Ist das Verbot des Kaugummigenusses sowie des Alkoholgenusses bindend für Eltern, für Lehrer und für Schüler? Wer ist das "Wir"? Das "Wir" ist verlogen, das "Wir" ist falsch in dieser Vereinbarung. Natürlich ist nur gemeint: "die Schüler". (Beifall bei den Grünen. – Abg. Dr. Fekter: Und die Lehrer müssen durch die Hintertür kommen? Das ist doch skurril, Herr Kollege Öllinger!) Aber das freundschaftliche "Wir" täuscht darüber hinweg, dass die Schülerinnen und Schüler nichts zu vereinbaren hatten, sondern dass ihnen etwas angeordnet wurde, und zwar etwas offensichtlich Widersinniges, was pädagogisch absolut im 19. Jahrhundert anzusiedeln wäre oder meinetwegen in jenen Jahren, als Lehrer tatsächlich noch glauben konnten, der Kaugummi, das ist das "böse Amerikanische". (Abg. Dr. Fekter: Nein! Nein! Kaugummikauen fördert die Durchblutung! Das ist an und für sich etwas Gutes! Aber auf den Bänken soll er nicht picken!)

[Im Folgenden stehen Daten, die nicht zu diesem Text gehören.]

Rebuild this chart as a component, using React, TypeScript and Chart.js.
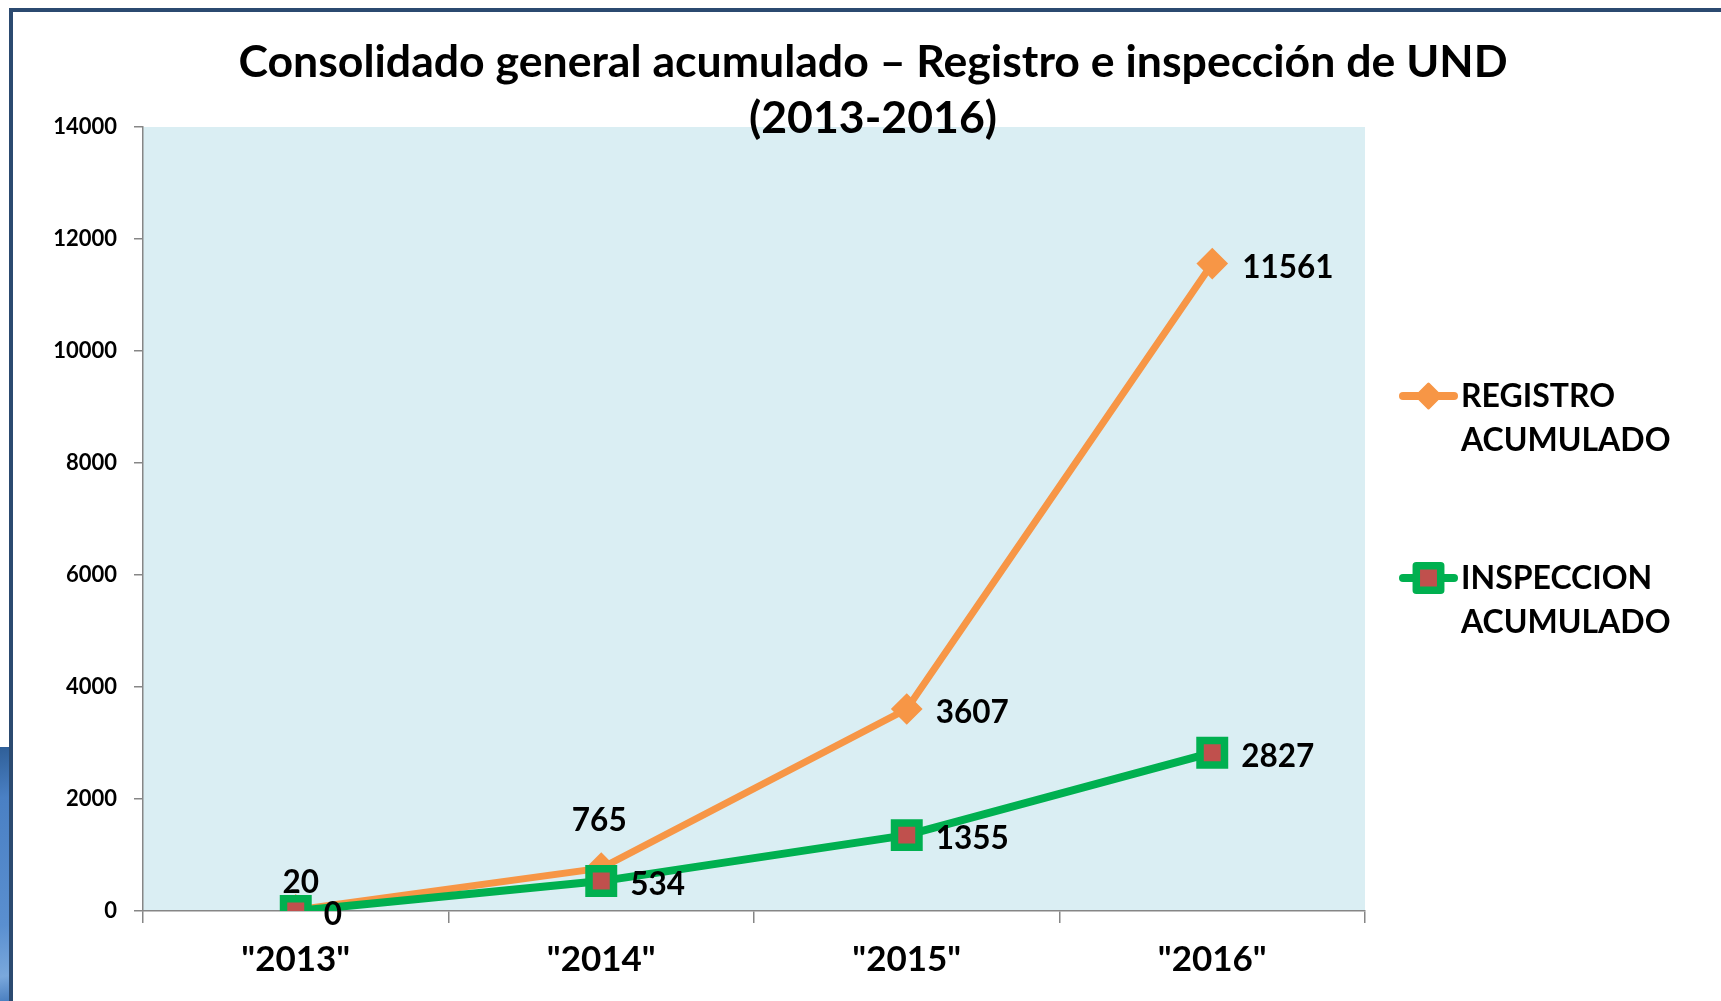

Frau Kollegin Fekter! Da steht nichts davon, dass er nicht auf den Bänken picken soll, sondern da steht: Alkohol- und Kaugummigenuss sind untersagt. "Untersagt" nennt sich das in einer Vereinbarung. Das ist die Art und Weise, wie Sie mit Jugendlichen arbeiten wollen, wie Sie Jugendliche zu etwas verhalten wollen, meinetwegen dazu, dass sie nicht die Kaugummis unter ihre Bänke picken. Ich werde dann gleich durch die Reihen der ÖVP und FPÖ gehen und schauen, wie viele Kaugummis da unter den Bänken picken. Und dann schließen wir, Frau Kollegin Fekter, vielleicht da herinnen auch eine Erziehungsvereinbarung ab. (Abg. Dr. Fekter: Ja, das würde manchen Kollegen gut tun, besonders Kollegen Pilz und Öllinger!)

Nehmen Sie das, was Sie von Jugendlichen, von Kindern verlangen, doch auch für sich etwas ernst! Nehmen Sie das etwas ernst! Mehr verlange ich nicht, Frau Kollegin Fekter. (Beifall bei den Grünen.)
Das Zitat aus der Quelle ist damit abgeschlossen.